Como vimos antes, la “vida literaria” le interesó poco o nada, en cuanto a las relaciones personales, las amistades y las conquistas. Su trabajo fue escasa y muy injustamente valorado por sus contemporáneos.
De fortuna, nada. La muerte de su esposa y prima Virginia terminará lanzándolo hacia el despeñadero anímico y físico.

De pocos escritores ha de decirse que son fundadores de géneros. Poe es uno de ellos. María Elvira Bermúdez afirma que Edgar Allan Poe “no fue únicamente el progenitor de Dupin [gran personaje seductor], fue el creador de todo el género llamado policiaco, detectivesco, terrorífico y misterioso”.
Su influjo se ha extendido sin parar desde su tiempo, desde que fue descubierto a los ojos de públicos amplios por Charles Dickens y Charles Baudelaire. Y entre los seguidores hay nombres muy ilustres, como los de Julio Verne, Villiers de l’Isle-Adam o Guy de Maupassant.
En la obra de Horacio Quiroga aparecen temas y procedimientos fantásticos que recuerdan al escritor bostoniano, como en Los buques suicidantes, concebido luego sin duda de la lectura de las Aventuras de Arthur Gordon Pym.
En México, el poeta y prosista Amado Nervo leyó con atención y devoción a Poe, como lo prueban algunos textos: Amnesia, El donador de almas y El sexto sentido.
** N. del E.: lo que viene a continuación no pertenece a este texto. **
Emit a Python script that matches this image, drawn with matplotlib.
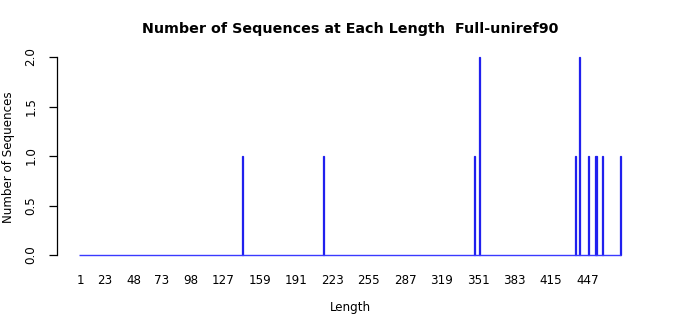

Poe vivió su último tiempo sufriendo. Lo vencieron el alcohol y el opio. No pudo nunca recuperarse de la muerte de Virginia.
Murió en la bella ciudad de Baltimore, sin saber que su poema “El cuervo” y un buen número de cuentos suyos serían leídos con sobrecogimiento, admiración, amor, deleite por miles y miles de niños, muchachos y señores (y sus correspondientes femeninos, claro).
Fue un hombre de genio, de inteligencia matemática y de mirada y mano artísticas. Vivió casi siempre atormentado. Sus mundos son la mezcla, en claroscuros fantásticos en más de un sentido, de aquellos poderes y de aquellas tribulaciones.

Una forma barata y buena de acercarse en México a los textos de Edgar Allan Poe está en los volúmenes que la recoge en la benemérita colección Sepan Cuantos… de la Editorial Porrúa.